Let’s look at the distribution of this variable and get some summary statistics.
library(mosaic)
gf_histogram(~TrueDist,data=HomeRun,binwidth=10,color="black",fill="blue",xlab="Distance (in feet)",ylab="Frequency",title="Distance of a Home Run in 2014",)
favstats(~TrueDist,data=HomeRun)
## min Q1 median Q3 max mean sd n missing
## 304 378 396 413 489 395.2172 24.81088 4185 0
Notice the distribution is approximately normal with \(\mu\) = 395.2 feet and \(\sigma\) = 24.8 feet.
Now, let’s take a random sample of n = 9 home run distances from this data set and determine the sample mean of the home run distance.
mean(~TrueDist,data=sample(HomeRun,9)) # Find the mean of a sample of size 9
## [1] 389.4444
Let’s take another random sample of n = 9 home run distances and determine the sample mean.
mean(~TrueDist,data=sample(HomeRun,9)) # Find the mean of a sample of size 9
## [1] 396.3333
Notice that the sample mean changes from sample to sample because we have different home runs in the random sample.

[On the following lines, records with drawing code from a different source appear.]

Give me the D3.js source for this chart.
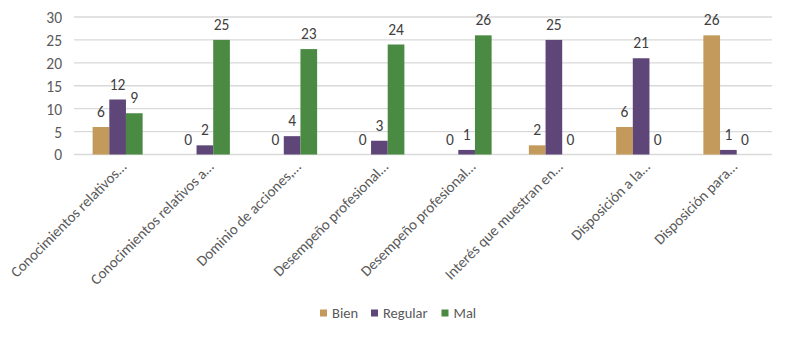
<!DOCTYPE html>
<html><head><meta charset="utf-8">
<script src="https://cdn.jsdelivr.net/npm/d3@7/dist/d3.min.js"></script>
<style>
html,body{margin:0;padding:0;background:#fff;}
text{font-family:Calibri,Carlito,Lato,"Open Sans",sans-serif;}
</style></head>
<body><svg id="c" width="790" height="338"></svg>
<script>
const categories = ["Conocimientos relativos…","Conocimientos relativos a…","Dominio de acciones,…","Desempeño profesional…","Desempeño profesional…","Interés que muestran en…","Disposición a la…","Disposición para…"];
const seriesNames = ["Bien","Regular","Mal"];
const bien = [6,0,0,0,0,2,6,26];
const regular = [12,2,4,3,1,25,21,1];
const mal = [9,25,23,24,26,0,0,0];
const yTicks = [0,5,10,15,20,25,30];
const colors = ["#c39a5b","#5f4679","#4b8a43"];

(function(){
const series = [bien, regular, mal];
const svg = d3.select("#c");
const pl = 74, pr = 772, pt = 17, pb = 154.5;
const x = d3.scaleBand().domain(d3.range(categories.length)).range([pl,pr]).paddingInner(0).paddingOuter(0);
const y = d3.scaleLinear().domain([0,30]).range([pb, pt]);
const groupW = 50;
const x1 = d3.scaleBand().domain(d3.range(3)).range([0, groupW]);

svg.append("g").selectAll("line").data(yTicks).join("line")
  .attr("x1", pl).attr("x2", pr)
  .attr("y1", d=>y(d)).attr("y2", d=>y(d))
  .attr("stroke", "#d9d9d9").attr("stroke-width", 1.3);

const yAxis = d3.axisLeft(y).tickValues(yTicks).tickSize(0).tickPadding(0);
const ya = svg.append("g").attr("transform", `translate(62,0)`).call(yAxis);
ya.select(".domain").remove();
ya.selectAll("text").attr("fill","#595959").style("font-size","15.5px").style("font-family",'Calibri,Carlito,Lato,"Open Sans",sans-serif').attr("dy","0.35em");

const groups = svg.append("g").selectAll("g").data(categories.map((c,i)=>i)).join("g")
  .attr("transform", i=>`translate(${x(i)+x.bandwidth()/2-groupW/2},0)`);
groups.selectAll("rect").data(i=>series.map((s,k)=>({k, v:s[i]}))).join("rect")
  .attr("x", d=>x1(d.k)).attr("width", x1.bandwidth())
  .attr("y", d=>y(d.v)).attr("height", d=>pb - y(d.v))
  .attr("fill", d=>colors[d.k]);
groups.selectAll("text").data(i=>series.map((s,k)=>({k, v:s[i]}))).join("text")
  .attr("x", d=>x1(d.k)+x1.bandwidth()/2).attr("y", d=>y(d.v)-10)
  .attr("text-anchor","middle").attr("fill","#404040").style("font-size","15.5px")
  .text(d=>d.v);

svg.append("g").selectAll("text").data(categories.map((c,i)=>i)).join("text")
  .attr("transform", i=>`translate(${x(i)+x.bandwidth()/2+6},${164}) rotate(-45)`)
  .attr("text-anchor","end").attr("dy","0.35em")
  .attr("fill","#595959").style("font-size","15px")
  .text(i=>categories[i]);

const legX = [320, 371, 441.5];
const lg = svg.append("g").selectAll("g").data(seriesNames).join("g")
  .attr("transform",(d,i)=>`translate(${legX[i]},313)`);
lg.append("rect").attr("x",0).attr("y",-3.5).attr("width",7).attr("height",7).attr("fill",(d,i)=>colors[i]);
lg.append("text").attr("x",12).attr("dy","0.35em").attr("fill","#595959").style("font-size","14.5px").text(d=>d);
})();
</script></body></html>
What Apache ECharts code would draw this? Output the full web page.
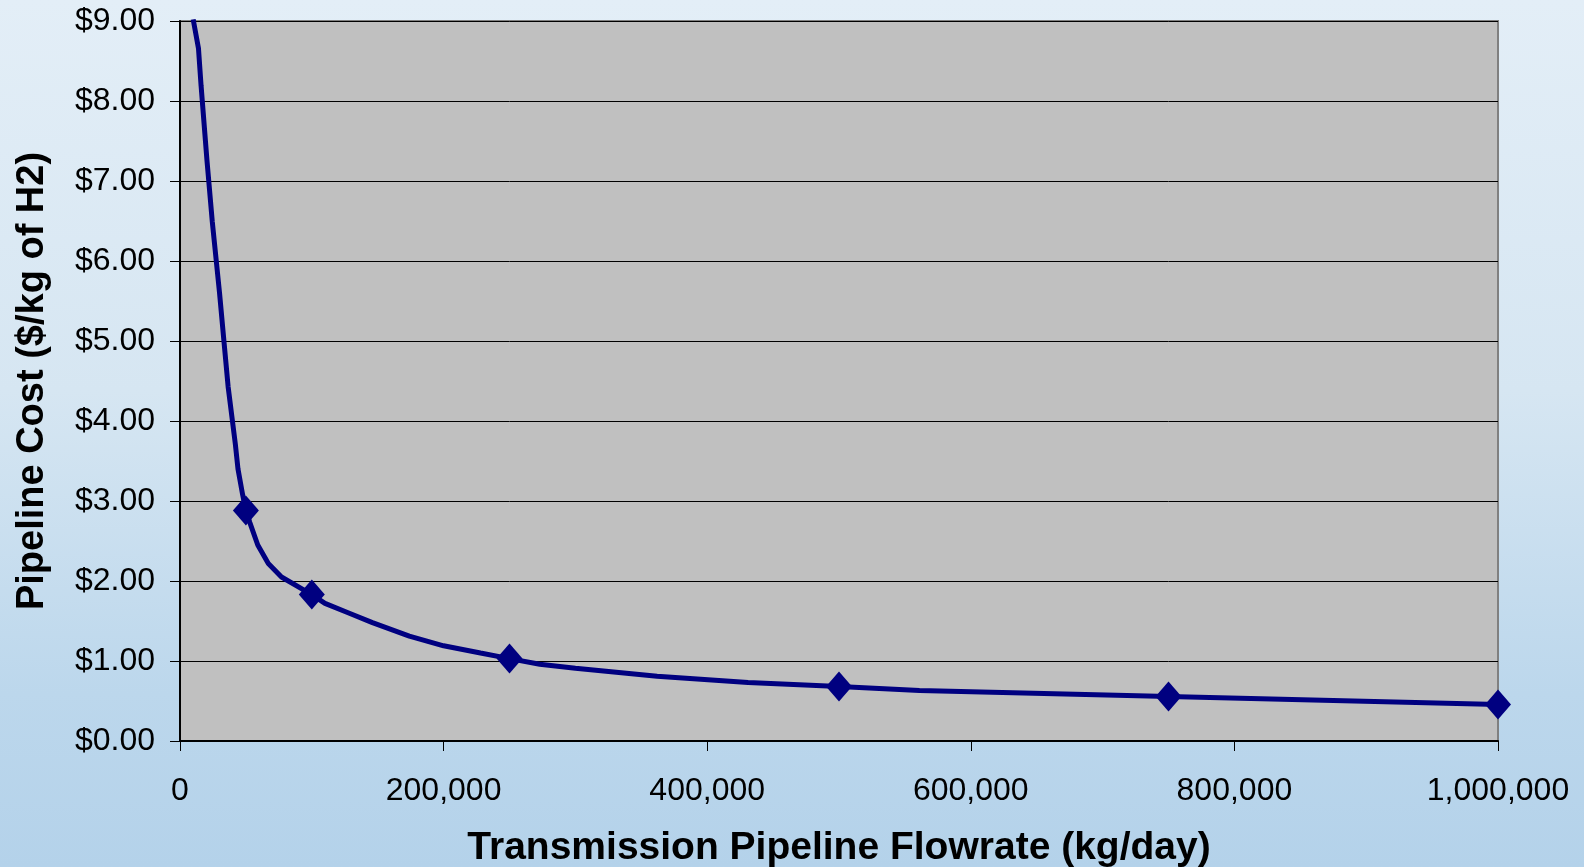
<!DOCTYPE html>
<html>
<head>
<meta charset="utf-8">
<script src="https://cdn.jsdelivr.net/npm/echarts@6/dist/echarts.min.js"></script>
<style>
    html, body {
        margin: 0;
        padding: 0;
        width: 1584px;
        height: 867px;
        overflow: hidden;
        background: linear-gradient(to bottom, #e3eef7 0%, #d6e6f2 45%, #bcd7ec 80%, #b4d2ea 100%);
    }
    #chart { width: 1584px; height: 867px; }
</style>
</head>
<body>
<div id="chart"></div>
<script>
// curve (kg/day, $/kg)
var flowrate = [10000, 14000, 16000, 20500, 24500, 30000, 33500, 36500, 42000, 44000, 47500,
    50000, 53000, 59000, 67000, 77000, 100000, 110000, 128000, 146000, 174000, 200000,
    228000, 250000, 273000, 300000, 362000, 431000, 500000, 561000, 750000, 1000000];
var cost = [9.02, 8.66, 8.19, 7.25, 6.49, 5.60, 4.97, 4.43, 3.71, 3.40, 3.08,
    2.88, 2.73, 2.45, 2.22, 2.05, 1.83, 1.72, 1.60, 1.48, 1.31, 1.19,
    1.10, 1.03, 0.96, 0.91, 0.81, 0.73, 0.68, 0.63, 0.555, 0.455];

// diamond markers
var markerFlow = [50000, 100000, 250000, 500000, 750000, 1000000];
var markerCost = [2.88, 1.83, 1.03, 0.68, 0.555, 0.455];

var xTitle = 'Transmission Pipeline Flowrate (kg/day)';
var yTitle = 'Pipeline Cost ($/kg of H2)';

var lineData = flowrate.map(function (x, i) { return [x, cost[i]]; });
var markData = markerFlow.map(function (x, i) { return [x, markerCost[i]]; });

var myChart = echarts.init(document.getElementById('chart'));
myChart.setOption({
    animation: false,
    textStyle: { fontFamily: '"Liberation Sans", Arial, sans-serif' },
    grid: {
        left: 180,
        right: 86,
        top: 21,
        bottom: 126,
        containLabel: false,
        outerBoundsMode: 'none',
        show: true,
        backgroundColor: '#c0c0c0',
        borderColor: '#808080',
        borderWidth: 2
    },
    xAxis: {
        type: 'value',
        min: 0,
        max: 1000000,
        interval: 200000,
        name: xTitle,
        nameLocation: 'middle',
        nameGap: 88,
        nameTextStyle: {
            color: '#000',
            fontSize: 39,
            fontWeight: 'bold',
            fontFamily: '"Liberation Sans", Arial, sans-serif'
        },
        axisLine: { show: true, onZero: false, lineStyle: { color: '#000', width: 2 } },
        axisTick: { show: true, length: 10, lineStyle: { color: '#000', width: 1 } },
        axisLabel: {
            color: '#000',
            fontSize: 32,
            margin: 34,
            formatter: function (v) {
                return v.toString().replace(/\B(?=(\d{3})+(?!\d))/g, ',');
            }
        },
        splitLine: { show: false }
    },
    yAxis: {
        type: 'value',
        min: 0,
        max: 9,
        interval: 1,
        name: yTitle,
        nameLocation: 'middle',
        nameGap: 128,
        nameTextStyle: {
            color: '#000',
            fontSize: 38,
            fontWeight: 'bold',
            fontFamily: '"Liberation Sans", Arial, sans-serif'
        },
        axisLine: { show: true, lineStyle: { color: '#000', width: 2 } },
        axisTick: { show: true, length: 10, lineStyle: { color: '#000', width: 1 } },
        axisLabel: {
            color: '#000',
            fontSize: 32,
            margin: 25,
            formatter: function (v) { return '$' + v.toFixed(2); }
        },
        splitLine: { show: true, lineStyle: { color: '#000', width: 1 } }
    },
    series: [{
        type: 'line',
        data: lineData,
        showSymbol: false,
        symbol: 'none',
        smooth: false,
        lineStyle: { color: '#000080', width: 5 },
        z: 3
    }, {
        type: 'scatter',
        data: markData,
        symbol: 'diamond',
        symbolSize: [26, 30],
        itemStyle: { color: '#000080', opacity: 1 },
        z: 4
    }]
});
</script>
</body>
</html>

To get a sense as to the shape, center, and spread of the sampling distribution of \(\bar{x}\) we need to obtain many, many random samples of size n = 9.
SamplingDist <- bind_rows(do(5000) * c(mean = mean(~TrueDist, data = sample(HomeRun,9))))
head(SamplingDist,n=4)
## mean
## 1 401.5556
## 2 407.6667
## 3 384.2222
## 4 407.1111
You can see the sample mean for the first four random samples. Now, let’s look at the shape, center, and spread of the sampling distribution of \(\bar{x}\).
gf_histogram(~mean,data=SamplingDist,binwidth=5,color="black",fill="blue",xlab="Mean Distance (in feet)",ylab="Frequency",title="Distribution of Sample Mean Distance of a Home Run in 2014 with n = 9",)
mean(~mean,data=SamplingDist)
## [1] 395.1058
sd(~mean,data=SamplingDist)
## [1] 8.231234
Notice the shape of the distribution of the sample mean is approximately normal. The mean of the sampling distribution of \(\bar{x}\) is \(\mu_\bar{x} =\mu\) and the standard deviation of the sampling distribution of \(\bar{x}\) is \(\sigma_\bar{x} = \frac{\sigma}{\sqrt{n}}\).
Let’s repeat this for n = 16 to see the role sample size plays.
SamplingDist_16 <- bind_rows(do(5000) * c(mean = mean(~TrueDist, data = sample(HomeRun,16))))
head(SamplingDist_16,n=4)
## mean
## 1 383.2500
## 2 404.3125
## 3 401.1250
## 4 393.6250
You can see the sample mean for the first four random samples. Now, let’s look at the shape, center, and spread of the sampling distribution of \(\bar{x}\).
gf_histogram(~mean,data=SamplingDist_16,binwidth=5,color="black",fill="blue",xlab="Mean Distance (in feet)",ylab="Frequency",title="Distribution of Sample Mean Distance of a Home Run in 2014 with n = 16",)
mean(~mean,data=SamplingDist_16)
## [1] 395.0118
sd(~mean,data=SamplingDist_16)
## [1] 6.168464
The shape of the distribution is still approximately normal and the mean of the sampling distribution of \(\bar{x}\) is \(\mu_\bar{x} =\mu\). Notice the standard deviation of the sampling distribution of \(\bar{x}\) is now lower because the sample size has increased. This is because \(\sigma_\bar{x} = \frac{\sigma}{\sqrt{n}}\).